Management Responses: Management was transparent, acknowledging that the timeline to restore 'normalized' production was 'taking a little longer than anticipated' due to workforce 'muscle memory' issues rather than structural asset failures. They provided detailed technical explanations for cost variances and production hiccups, reinforcing their credibility while managing expectations for the immediate quarter.
Phosphate operational stability and the specific causes of 'bad days' (workforce turnover vs. mechanical issues).
Cash flow conversion rates and the specific drivers of the working capital build (inventories).
The outlook for the Brazilian market, specifically the impact of credit availability on farmer buying.
Input cost inflation, specifically sulfur and ammonia, and the impact on stripping margins.
The potential for demand deferral from Q4 to Q1 due to weather and government payments.

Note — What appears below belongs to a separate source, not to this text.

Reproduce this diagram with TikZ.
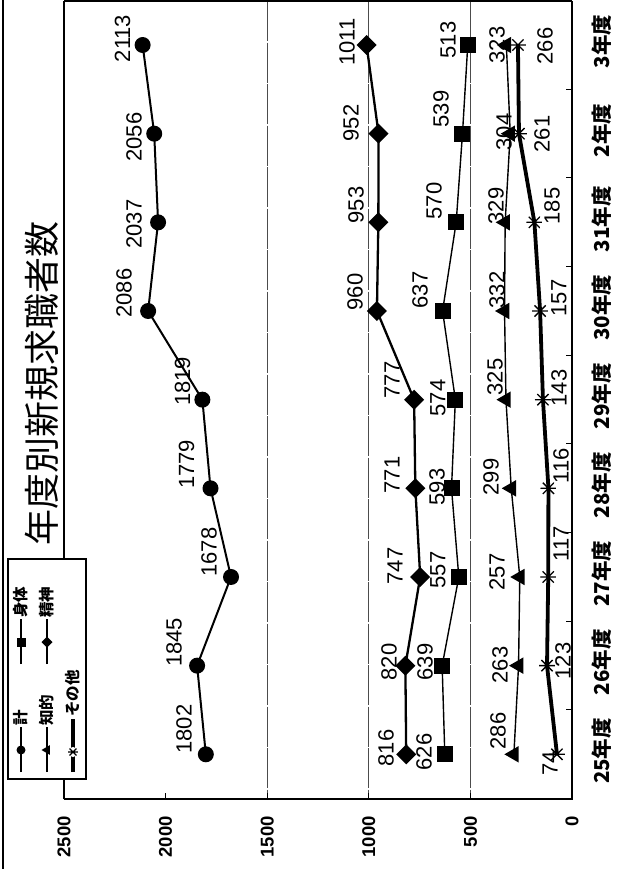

Mosaic presents a compelling turnaround story heading into 2026, underpinned by a tightening global phosphate supply chain and significant operational leverage. While Q3 2025 demonstrated strong top-line recovery (Adj. EBITDA +80% YoY) and pricing power, the investment thesis rests on the successful normalization of phosphate operations. The shift from mechanical repairs to 'institutional knowledge' rebuilding suggests the worst of the operational disruptions are over, though execution risk remains. The current valuation appears to discount the 2026 inflection, where management forecasts a significant cash flow conversion improvement (to 25-30% of EBITDA) as working capital normalizes and production volumes sustain at the 1.8M+ tonne level. The deferral of buybacks to 2026 is prudent given the near-term cash flow squeeze but highlights the current liquidity constraint. Investors should look past the near-term 'zero free cash flow' of 2025 and focus on the structural supply deficits and margin expansion potential in 2026.
Chinese phosphate exports are down 1.5 million tonnes in 2025 and are expected to remain restricted due to domestic demand growth and export approval pullbacks. This creates a structural supply deficit that supports elevated global prices.
Farmers in North America and Brazil are facing tighter credit and economic uncertainty, leading to cautious buying behavior and potential demand deferral from Q4 to Q1.
LFP battery demand continues to surge, with Chinese production up over 40% year-over-year, providing a new and growing demand source for industrial phosphate.
Geopolitical factors, including the Russian sulfur export ban and refinery attacks, are driving up sulfur and ammonia costs, which pressures fertilizer stripping margins in the near term.